Slice onion lenghtwise.
Peel and chop garlic finely.
Tomato puree: cook 1 big whole tomato in water for 4 minutes. once cool enough to handle peel off the skin and mash the pulp.
Heat olive oil in a pan add finely chopped garlic followed by onions.
when it turns golden brown, add sliced brinjals and fry on medium flame till soft.
Now add tomato puree, chickpeas(strain water and add chana alone). Saute.
Add salt and sambar powder. Mix well add 1/4 cup water cook on low flame till semi dry if serving with roti or fully dry if serving with rice.
Garnish with dhaniya and serve hot

Monday, November 24, 2008

Vegetable Pulao

This dish is very simple and delicious!! and every household has their own way of preparing it. But hold on, this is healthy with veggies as usual but it has soya granules which is packed with important nutrients like calcium, magnesium and B complex vitamins and fibrous too. The best part of making this pulao is ur kidos will not even realise that they are eating healthy food that is soya.


Basmati Rice - 1cup
water - 2 cups (hot boiling water)
onion - 1 big, thinly sliced
ginger-garlic paste - 1tsp
green chillies - 4, slit
veggies - 1cup (beans, carrot, peas, baby corn)
soya granules - 2tbsp
garam masala - 1tsp, optional
coriander leaves - 1 handfull, chopped
olive oil - 2tsp (choose any oil)
lemon juice - 1tsp

Wash and soak rice in water for 30 min. Soak soya granules(not chunks) in hot water for 15 min, drain and sqeeze the granules and keep aside. Heat oil in a kadai, add sliced onions, fry till brown and nice aroma fills the kitchen. Now add ginger-garlic paste and green chillies, saute for a min. Add veggies, soya granules, salt cover and cook for 5 minutes. Drain the rice and add to the cooked veggies, saute for another 3 min. Take care not to break the rice. Meanwhile heat 2 cups water, when it a starts to boil add to the rice mixture. Get the whole mixture to a boil add salt to ur taste, garam masala, lemon juice.

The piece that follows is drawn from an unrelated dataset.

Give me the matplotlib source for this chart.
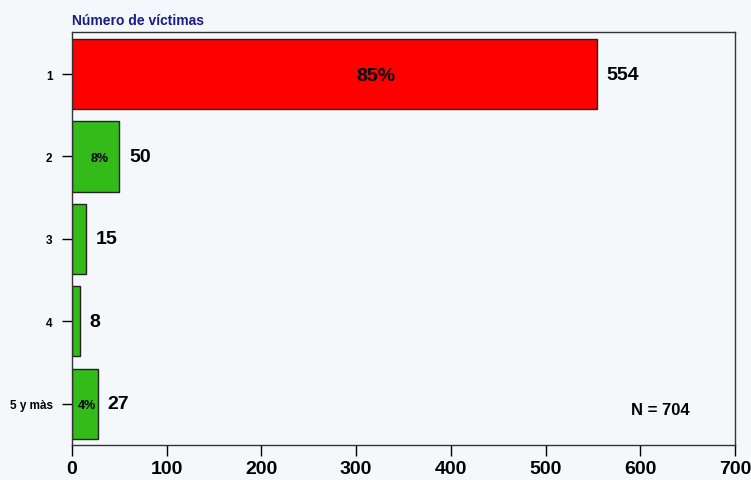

Cover and cook on a low flame for exactly 8 minutes. Do not peep in to the kadai now and then to check the will cook by 8 minutes. Put off the gas and forget it again do not open to see. After 10 minutes tranfer to a serving bowl. Garnish with coriander leaves. Serve it with raitha of your choice.

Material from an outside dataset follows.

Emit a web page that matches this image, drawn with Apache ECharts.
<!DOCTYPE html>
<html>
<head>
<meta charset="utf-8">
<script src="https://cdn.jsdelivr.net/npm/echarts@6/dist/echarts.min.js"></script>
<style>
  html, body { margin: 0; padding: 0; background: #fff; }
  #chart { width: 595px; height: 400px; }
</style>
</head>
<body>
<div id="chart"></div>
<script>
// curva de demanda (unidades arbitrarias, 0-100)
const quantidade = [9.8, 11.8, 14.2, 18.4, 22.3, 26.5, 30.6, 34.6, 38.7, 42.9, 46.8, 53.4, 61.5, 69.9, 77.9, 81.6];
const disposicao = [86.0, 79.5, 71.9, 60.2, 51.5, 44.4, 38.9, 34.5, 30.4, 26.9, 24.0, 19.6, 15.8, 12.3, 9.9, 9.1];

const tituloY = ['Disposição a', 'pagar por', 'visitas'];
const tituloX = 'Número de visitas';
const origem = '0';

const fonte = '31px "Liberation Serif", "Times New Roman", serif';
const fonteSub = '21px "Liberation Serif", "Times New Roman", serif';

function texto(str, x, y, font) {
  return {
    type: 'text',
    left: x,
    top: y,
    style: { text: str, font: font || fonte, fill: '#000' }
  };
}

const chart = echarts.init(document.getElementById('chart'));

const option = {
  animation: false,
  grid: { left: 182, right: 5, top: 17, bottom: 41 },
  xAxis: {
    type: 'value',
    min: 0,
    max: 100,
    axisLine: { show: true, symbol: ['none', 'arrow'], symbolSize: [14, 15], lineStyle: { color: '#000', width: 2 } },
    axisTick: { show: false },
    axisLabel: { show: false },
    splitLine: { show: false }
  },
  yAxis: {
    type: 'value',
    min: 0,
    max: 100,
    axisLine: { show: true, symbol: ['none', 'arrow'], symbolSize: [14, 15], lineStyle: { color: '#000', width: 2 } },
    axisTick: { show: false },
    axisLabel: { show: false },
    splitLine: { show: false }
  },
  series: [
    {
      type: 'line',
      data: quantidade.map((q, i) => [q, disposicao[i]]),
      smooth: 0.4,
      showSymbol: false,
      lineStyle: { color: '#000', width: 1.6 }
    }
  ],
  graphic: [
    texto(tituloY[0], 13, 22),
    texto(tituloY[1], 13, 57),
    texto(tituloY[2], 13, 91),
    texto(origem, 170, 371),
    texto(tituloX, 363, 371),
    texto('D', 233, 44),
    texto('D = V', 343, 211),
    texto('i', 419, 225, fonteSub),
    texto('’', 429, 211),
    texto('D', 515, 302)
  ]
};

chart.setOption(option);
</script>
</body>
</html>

Wednesday, November 19, 2008

Charmuri mixture

Snacking!!! who doesn't love to? Being health conscious these days i try to make healthy snacks and this charmuri mixture is healthy and heavenly!! charmuri is called Puffed rice/mandakki.

charmuri - 2 cups
oil - 1tbsp (preferably coconut oil but any oil will do)
garlic - 10 cloves(garlic lovers can add more and garlic haters can omit this and use mustard instead
peanuts - 1/2 cup
Roasted gram/ huri kadle - 1/4 cup
Whole red chillies - 2
turmeric powder - 1/4 tsp

Heat oil in a wide pan or kadai. Add crushed garlic cloves and fry till light brown, now add peanuts, roasted gram and whole red chillies and fry till the peanuts are roasted well. Now add turmeric, mix well. Finally add puffed rice and mix well till the puffed rice is all yellow!! sprinkle salt to taste and let cool. Store in an airtight container.

My Family

My daughter Sakshi, loves all kind of food. She is my first inspiration to start this blog. I have been a silent reader of other blogs which have highly inspired me. I love to experiment on food and has always been a hit and full gaurantee that my hubby and sakshi would eat them without complaints.